===== PROVIDED DATA

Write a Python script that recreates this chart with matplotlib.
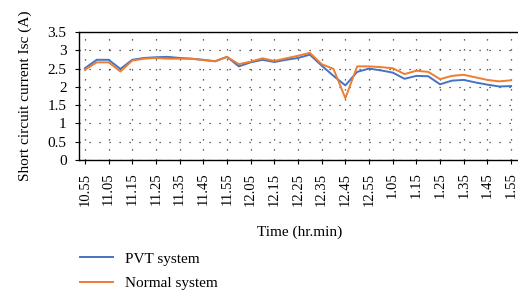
import matplotlib
matplotlib.use("Agg")
import matplotlib.pyplot as plt
import numpy as np

plt.rcParams['font.family'] = ['Liberation Serif', 'DejaVu Serif']

times = ["10.55", "11.00", "11.05", "11.10", "11.15", "11.20", "11.25", "11.30", "11.35",
         "11.40", "11.45", "11.50", "11.55", "12.00", "12.05", "12.10", "12.15", "12.20",
         "12.25", "12.30", "12.35", "12.40", "12.45", "12.50", "12.55", "1.00", "1.05",
         "1.10", "1.15", "1.20", "1.25", "1.30", "1.35", "1.40", "1.45", "1.50", "1.55"]

pvt = [2.51, 2.74, 2.74, 2.49, 2.74, 2.79, 2.81, 2.82, 2.79, 2.77, 2.74, 2.70, 2.82, 2.56,
       2.67, 2.74, 2.68, 2.74, 2.79, 2.88, 2.58, 2.30, 2.04, 2.41, 2.50, 2.45, 2.39, 2.22,
       2.30, 2.29, 2.07, 2.17, 2.19, 2.12, 2.06, 2.01, 2.02]
normal = [2.47, 2.67, 2.67, 2.42, 2.72, 2.77, 2.79, 2.77, 2.77, 2.77, 2.73, 2.70, 2.82, 2.62,
          2.69, 2.78, 2.71, 2.78, 2.85, 2.93, 2.62, 2.49, 1.69, 2.56, 2.56, 2.54, 2.51, 2.35,
          2.44, 2.41, 2.21, 2.30, 2.33, 2.26, 2.19, 2.15, 2.18]

fig = plt.figure(figsize=(5.18, 2.92), dpi=100)
ax = fig.add_axes([79/518, 1-160/292, (517-79)/518, 128/292])

x = np.arange(len(times))
ax.plot(x, pvt, color='#4472C4', lw=1.4, label='PVT system')
ax.plot(x, normal, color='#ED7D31', lw=1.4, label='Normal system')

ax.set_xlim(-0.5, len(times) - 0.5)
ax.set_ylim(0, 3.5)
ax.set_yticks(np.arange(0, 3.51, 0.5))
ax.set_yticklabels(["0", "0.5", "1", "1.5", "2", "2.5", "3", "3.5"], fontsize=11)
ax.set_xticks(x[::2])
ax.set_xticklabels(times[::2], rotation=90, fontsize=10.5)
ax.tick_params(axis='both', length=3, width=0.8, color='black', pad=6)

ax.grid(True, linestyle=(0, (1, 7)), color='#333333', lw=0.9)
ax.set_axisbelow(True)
for s in ['left', 'bottom', 'top']:
    ax.spines[s].set_color('black')
    ax.spines[s].set_linewidth(1.0)
ax.spines['right'].set_visible(False)

fig.text(25/518, 1-95.5/292, "Short circuit current Isc (A)", rotation=90,
         ha='center', va='center', fontsize=11)
fig.text(300/518, 1-232/292, "Time (hr.min)", ha='center', va='center', fontsize=11)

handles, labels = ax.get_legend_handles_labels()
fig.legend(handles, labels, loc='upper left', bbox_to_anchor=(80/518, 1-252/292),
           frameon=False, fontsize=11, handlelength=2.15, handletextpad=0.8,
           labelspacing=0.72, borderaxespad=0, borderpad=0)

fig.savefig("out.png", dpi=100)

==========

◆ **WHAT YOU WILL DO**: Look through the material above and pick out each line holding the word "matplotlib".

◆ **COMPLETE OUTPUT**:
Write a Python script that recreates this chart with matplotlib.
import matplotlib
matplotlib.use("Agg")
import matplotlib.pyplot as plt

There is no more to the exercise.